WRITTEN INSTRUCTION:
Search the material for the word "matplotlib" and copy each line that holds it.

── SUPPLIED MATERIAL

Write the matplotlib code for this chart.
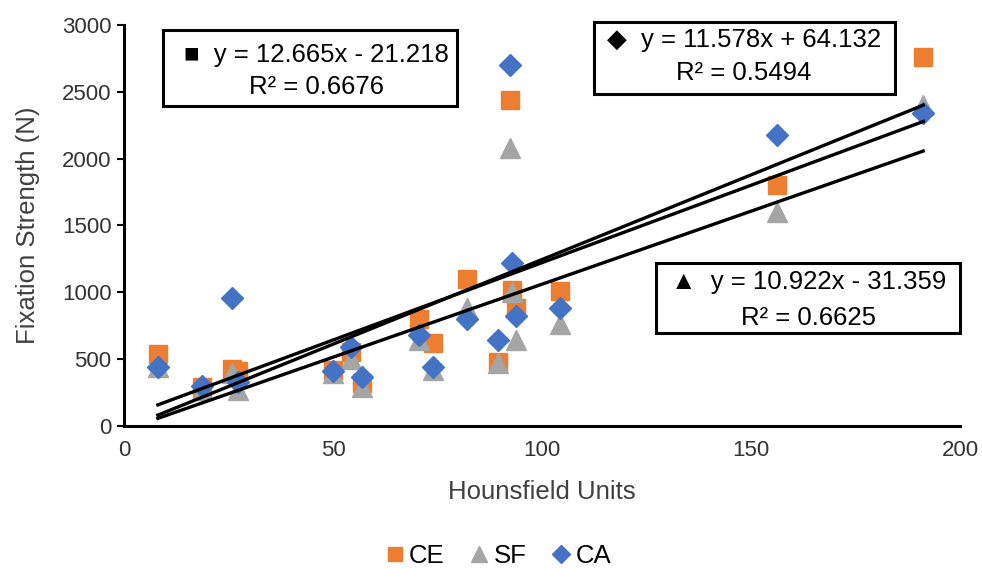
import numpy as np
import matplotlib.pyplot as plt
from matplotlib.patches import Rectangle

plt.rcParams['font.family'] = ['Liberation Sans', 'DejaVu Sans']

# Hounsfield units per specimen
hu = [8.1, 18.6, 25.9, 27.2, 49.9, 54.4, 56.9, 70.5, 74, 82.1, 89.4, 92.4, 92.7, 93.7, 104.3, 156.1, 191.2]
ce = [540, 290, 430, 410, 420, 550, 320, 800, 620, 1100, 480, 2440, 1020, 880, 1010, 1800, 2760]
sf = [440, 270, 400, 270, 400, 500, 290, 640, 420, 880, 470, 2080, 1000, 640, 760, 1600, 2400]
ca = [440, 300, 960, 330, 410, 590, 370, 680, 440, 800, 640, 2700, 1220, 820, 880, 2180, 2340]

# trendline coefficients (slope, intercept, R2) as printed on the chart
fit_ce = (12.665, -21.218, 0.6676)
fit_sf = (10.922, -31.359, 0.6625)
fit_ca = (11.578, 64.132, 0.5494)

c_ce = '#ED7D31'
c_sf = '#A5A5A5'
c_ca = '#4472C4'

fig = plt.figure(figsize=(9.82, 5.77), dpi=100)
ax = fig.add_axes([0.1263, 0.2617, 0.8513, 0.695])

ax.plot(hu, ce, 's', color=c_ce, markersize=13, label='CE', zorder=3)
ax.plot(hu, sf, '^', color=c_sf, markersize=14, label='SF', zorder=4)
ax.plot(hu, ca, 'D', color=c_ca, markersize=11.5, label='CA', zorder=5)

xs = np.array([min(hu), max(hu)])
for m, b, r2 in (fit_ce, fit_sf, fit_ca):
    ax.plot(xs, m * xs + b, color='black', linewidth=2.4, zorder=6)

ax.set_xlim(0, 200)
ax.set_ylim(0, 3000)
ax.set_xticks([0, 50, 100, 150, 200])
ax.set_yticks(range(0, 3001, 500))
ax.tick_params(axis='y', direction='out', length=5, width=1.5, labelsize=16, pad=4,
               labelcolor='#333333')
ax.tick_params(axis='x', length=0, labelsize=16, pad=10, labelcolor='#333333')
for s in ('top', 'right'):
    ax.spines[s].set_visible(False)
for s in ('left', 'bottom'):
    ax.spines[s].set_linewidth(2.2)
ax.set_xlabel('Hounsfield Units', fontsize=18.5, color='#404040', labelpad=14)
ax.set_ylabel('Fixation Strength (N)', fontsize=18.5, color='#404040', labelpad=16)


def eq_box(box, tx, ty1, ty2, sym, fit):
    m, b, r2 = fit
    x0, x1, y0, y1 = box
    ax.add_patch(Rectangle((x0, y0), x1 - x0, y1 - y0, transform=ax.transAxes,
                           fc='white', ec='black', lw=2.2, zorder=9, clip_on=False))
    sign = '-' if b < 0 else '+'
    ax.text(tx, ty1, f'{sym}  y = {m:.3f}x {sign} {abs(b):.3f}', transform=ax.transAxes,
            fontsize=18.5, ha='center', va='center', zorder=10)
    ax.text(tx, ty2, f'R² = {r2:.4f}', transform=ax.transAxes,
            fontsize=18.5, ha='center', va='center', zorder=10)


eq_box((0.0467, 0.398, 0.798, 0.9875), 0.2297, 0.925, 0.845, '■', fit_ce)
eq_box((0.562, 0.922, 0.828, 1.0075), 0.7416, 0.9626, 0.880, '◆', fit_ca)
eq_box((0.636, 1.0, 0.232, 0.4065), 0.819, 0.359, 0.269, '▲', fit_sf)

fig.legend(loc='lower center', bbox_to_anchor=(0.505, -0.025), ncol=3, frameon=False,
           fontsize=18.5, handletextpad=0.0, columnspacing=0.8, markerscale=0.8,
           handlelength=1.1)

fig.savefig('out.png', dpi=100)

────

RESULT OF THIS EXERCISE:
Write the matplotlib code for this chart.
import matplotlib.pyplot as plt
from matplotlib.patches import Rectangle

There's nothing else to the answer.